*THE EXERCISE*:
Output the data word for word, dropping every image.
══ DATA PROVIDED ══
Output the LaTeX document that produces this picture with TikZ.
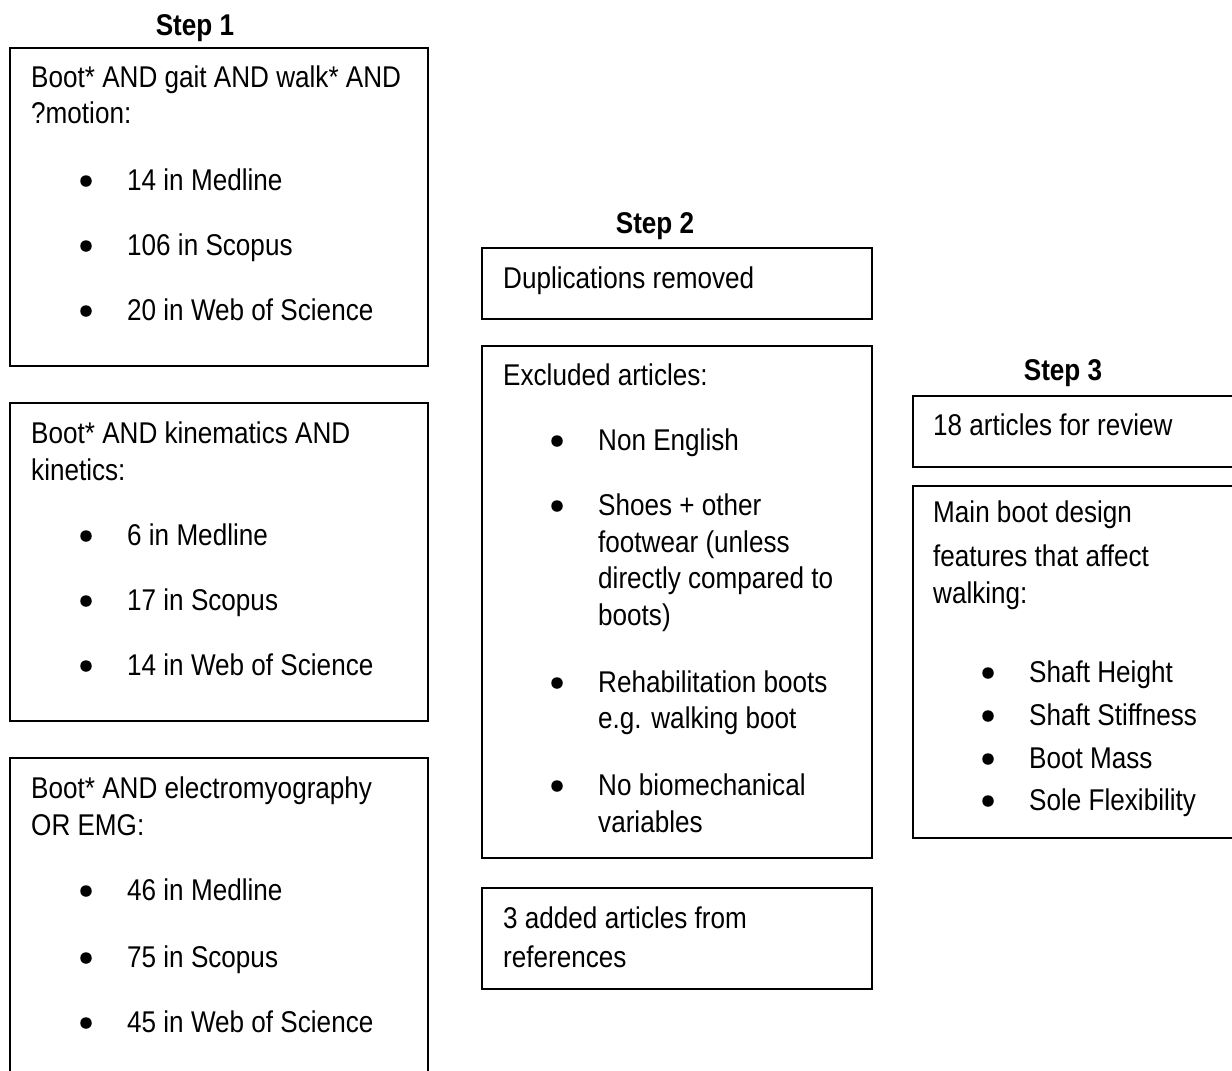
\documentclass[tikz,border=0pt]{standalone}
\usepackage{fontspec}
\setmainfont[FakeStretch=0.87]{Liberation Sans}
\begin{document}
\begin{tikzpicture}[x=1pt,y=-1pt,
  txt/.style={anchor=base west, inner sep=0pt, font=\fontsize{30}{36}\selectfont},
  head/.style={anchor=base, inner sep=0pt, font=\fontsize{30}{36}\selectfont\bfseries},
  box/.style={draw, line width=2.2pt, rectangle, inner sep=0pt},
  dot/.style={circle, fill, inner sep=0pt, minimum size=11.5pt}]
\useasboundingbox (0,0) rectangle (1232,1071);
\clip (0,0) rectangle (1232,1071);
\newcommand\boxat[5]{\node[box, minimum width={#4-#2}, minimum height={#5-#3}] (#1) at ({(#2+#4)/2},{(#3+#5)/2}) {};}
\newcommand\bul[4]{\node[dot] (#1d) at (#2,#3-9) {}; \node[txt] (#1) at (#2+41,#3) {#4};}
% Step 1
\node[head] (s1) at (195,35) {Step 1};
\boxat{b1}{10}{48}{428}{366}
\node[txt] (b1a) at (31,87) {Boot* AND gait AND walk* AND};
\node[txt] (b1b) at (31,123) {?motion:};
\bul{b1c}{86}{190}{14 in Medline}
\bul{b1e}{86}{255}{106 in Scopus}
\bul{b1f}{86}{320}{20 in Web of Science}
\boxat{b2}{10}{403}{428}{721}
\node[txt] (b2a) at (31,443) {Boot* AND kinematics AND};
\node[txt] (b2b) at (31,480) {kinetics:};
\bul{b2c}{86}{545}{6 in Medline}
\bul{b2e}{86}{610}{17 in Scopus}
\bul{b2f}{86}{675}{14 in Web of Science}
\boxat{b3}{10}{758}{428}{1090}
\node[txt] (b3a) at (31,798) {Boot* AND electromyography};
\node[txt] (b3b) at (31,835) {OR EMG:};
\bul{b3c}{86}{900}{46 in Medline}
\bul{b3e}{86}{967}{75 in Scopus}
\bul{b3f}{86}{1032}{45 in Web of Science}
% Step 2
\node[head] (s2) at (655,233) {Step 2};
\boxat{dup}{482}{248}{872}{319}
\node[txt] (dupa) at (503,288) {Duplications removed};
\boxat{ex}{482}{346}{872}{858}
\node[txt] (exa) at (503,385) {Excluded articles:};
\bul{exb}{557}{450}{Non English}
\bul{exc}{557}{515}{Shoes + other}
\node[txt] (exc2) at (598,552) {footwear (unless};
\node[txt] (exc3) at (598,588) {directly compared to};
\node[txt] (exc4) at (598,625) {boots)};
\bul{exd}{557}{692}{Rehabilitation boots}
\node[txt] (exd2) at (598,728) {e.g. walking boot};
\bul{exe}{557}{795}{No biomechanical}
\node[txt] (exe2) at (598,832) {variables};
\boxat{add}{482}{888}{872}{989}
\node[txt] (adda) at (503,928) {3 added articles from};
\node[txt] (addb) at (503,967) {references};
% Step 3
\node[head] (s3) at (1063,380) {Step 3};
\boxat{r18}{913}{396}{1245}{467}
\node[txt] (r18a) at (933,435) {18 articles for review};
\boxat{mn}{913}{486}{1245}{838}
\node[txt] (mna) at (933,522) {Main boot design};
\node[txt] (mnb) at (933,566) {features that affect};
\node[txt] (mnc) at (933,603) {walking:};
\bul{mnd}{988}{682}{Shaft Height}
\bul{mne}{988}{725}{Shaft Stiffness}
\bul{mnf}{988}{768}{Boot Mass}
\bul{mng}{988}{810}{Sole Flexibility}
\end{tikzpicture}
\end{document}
═══
*TASK ANSWER*:
Output the LaTeX document that produces this picture with TikZ.
\documentclass[tikz,border=0pt]{standalone}
\usepackage{fontspec}
\setmainfont[FakeStretch=0.87]{Liberation Sans}
\begin{document}
\begin{tikzpicture}[x=1pt,y=-1pt,
  txt/.style={anchor=base west, inner sep=0pt, font=\fontsize{30}{36}\selectfont},
  head/.style={anchor=base, inner sep=0pt, font=\fontsize{30}{36}\selectfont\bfseries},
  box/.style={draw, line width=2.2pt, rectangle, inner sep=0pt},
  dot/.style={circle, fill, inner sep=0pt, minimum size=11.5pt}]
\useasboundingbox (0,0) rectangle (1232,1071);
\clip (0,0) rectangle (1232,1071);
\newcommand\boxat[5]{\node[box, minimum width={#4-#2}, minimum height={#5-#3}] (#1) at ({(#2+#4)/2},{(#3+#5)/2}) {};}
\newcommand\bul[4]{\node[dot] (#1d) at (#2,#3-9) {}; \node[txt] (#1) at (#2+41,#3) {#4};}
% Step 1
\node[head] (s1) at (195,35) {Step 1};
\boxat{b1}{10}{48}{428}{366}
\node[txt] (b1a) at (31,87) {Boot* AND gait AND walk* AND};
\node[txt] (b1b) at (31,123) {?motion:};
\bul{b1c}{86}{190}{14 in Medline}
\bul{b1e}{86}{255}{106 in Scopus}
\bul{b1f}{86}{320}{20 in Web of Science}
\boxat{b2}{10}{403}{428}{721}
\node[txt] (b2a) at (31,443) {Boot* AND kinematics AND};
\node[txt] (b2b) at (31,480) {kinetics:};
\bul{b2c}{86}{545}{6 in Medline}
\bul{b2e}{86}{610}{17 in Scopus}
\bul{b2f}{86}{675}{14 in Web of Science}
\boxat{b3}{10}{758}{428}{1090}
\node[txt] (b3a) at (31,798) {Boot* AND electromyography};
\node[txt] (b3b) at (31,835) {OR EMG:};
\bul{b3c}{86}{900}{46 in Medline}
\bul{b3e}{86}{967}{75 in Scopus}
\bul{b3f}{86}{1032}{45 in Web of Science}
% Step 2
\node[head] (s2) at (655,233) {Step 2};
\boxat{dup}{482}{248}{872}{319}
\node[txt] (dupa) at (503,288) {Duplications removed};
\boxat{ex}{482}{346}{872}{858}
\node[txt] (exa) at (503,385) {Excluded articles:};
\bul{exb}{557}{450}{Non English}
\bul{exc}{557}{515}{Shoes + other}
\node[txt] (exc2) at (598,552) {footwear (unless};
\node[txt] (exc3) at (598,588) {directly compared to};
\node[txt] (exc4) at (598,625) {boots)};
\bul{exd}{557}{692}{Rehabilitation boots}
\node[txt] (exd2) at (598,728) {e.g. walking boot};
\bul{exe}{557}{795}{No biomechanical}
\node[txt] (exe2) at (598,832) {variables};
\boxat{add}{482}{888}{872}{989}
\node[txt] (adda) at (503,928) {3 added articles from};
\node[txt] (addb) at (503,967) {references};
% Step 3
\node[head] (s3) at (1063,380) {Step 3};
\boxat{r18}{913}{396}{1245}{467}
\node[txt] (r18a) at (933,435) {18 articles for review};
\boxat{mn}{913}{486}{1245}{838}
\node[txt] (mna) at (933,522) {Main boot design};
\node[txt] (mnb) at (933,566) {features that affect};
\node[txt] (mnc) at (933,603) {walking:};
\bul{mnd}{988}{682}{Shaft Height}
\bul{mne}{988}{725}{Shaft Stiffness}
\bul{mnf}{988}{768}{Boot Mass}
\bul{mng}{988}{810}{Sole Flexibility}
\end{tikzpicture}
\end{document}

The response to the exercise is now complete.